Gaultheria puradyatmikae
- Conservation status: Data Deficient (IUCN 3.1)

Scientific classification
- Kingdom: Plantae
- Clade: Tracheophytes
- Clade: Angiosperms
- Clade: Eudicots
- Clade: Asterids
- Order: Ericales
- Family: Ericaceae
- Genus: Gaultheria
- Species: G. puradyatmikae
- Binomial name: Gaultheria puradyatmikae (Mustaqim, Utteridge & Heatubun) Kron & P.W.Fritsch
- Synonyms: Diplycosia puradyatmikae Mustaqim, Utteridge & Heatubun

= Gaultheria puradyatmikae =

- Genus: Gaultheria
- Species: puradyatmikae
- Authority: (Mustaqim, Utteridge & Heatubun) Kron & P.W.Fritsch
- Conservation status: DD
- Synonyms: Diplycosia puradyatmikae Mustaqim, Utteridge & Heatubun

Species of shrub

Gaultheria puradyatmikae is a multi-branched terrestrial shrub growing up to 1.5 m tall. It is endemic Mount Jaya in Papua Province of Indonesia on the western half of the island New Guinea. It was collected in flower in November, and fruiting in June and November.
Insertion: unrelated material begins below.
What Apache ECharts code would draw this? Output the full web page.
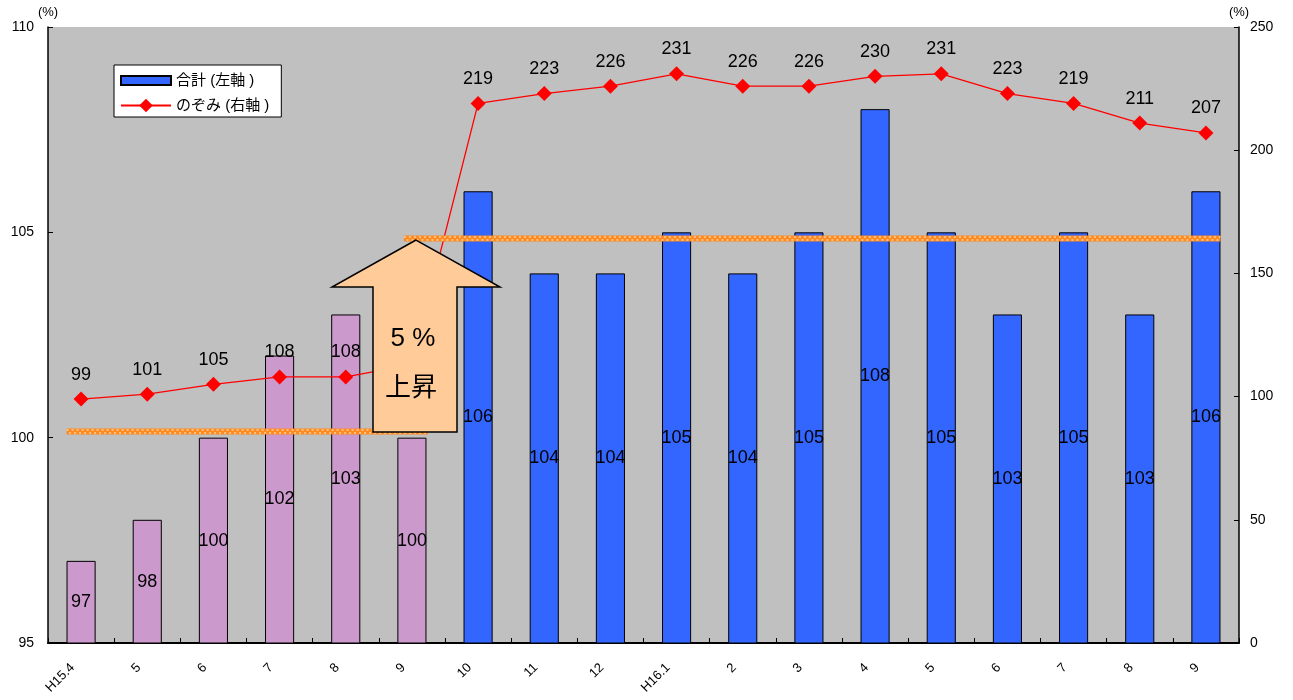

==Distribution and habitat==
The plant appears to be endemic to disturbed mid-montane areas of Mount Jaya, where it has been observed between 2,700 and 2,770 metres elevation.

It was found growing in ridge shrubbery with many ericaceous plants including Gaultheria pullei J.J.Sm. and other species of Rhododendron and Gaultheria. A specimen was collected in Nothofagus forest regenerating from disturbance.

==Taxonomy==
It was described in 2020 based on two prior collected specimens and new observations in the field. The specific epithet refers to Pratita Puradyatmika, the General Supervisor of Highland Reclamation and Monitoring at the PT Freeport Indonesia Mining Company, who worked with biologists over many years to undertake biodiversity inventories in and around the region.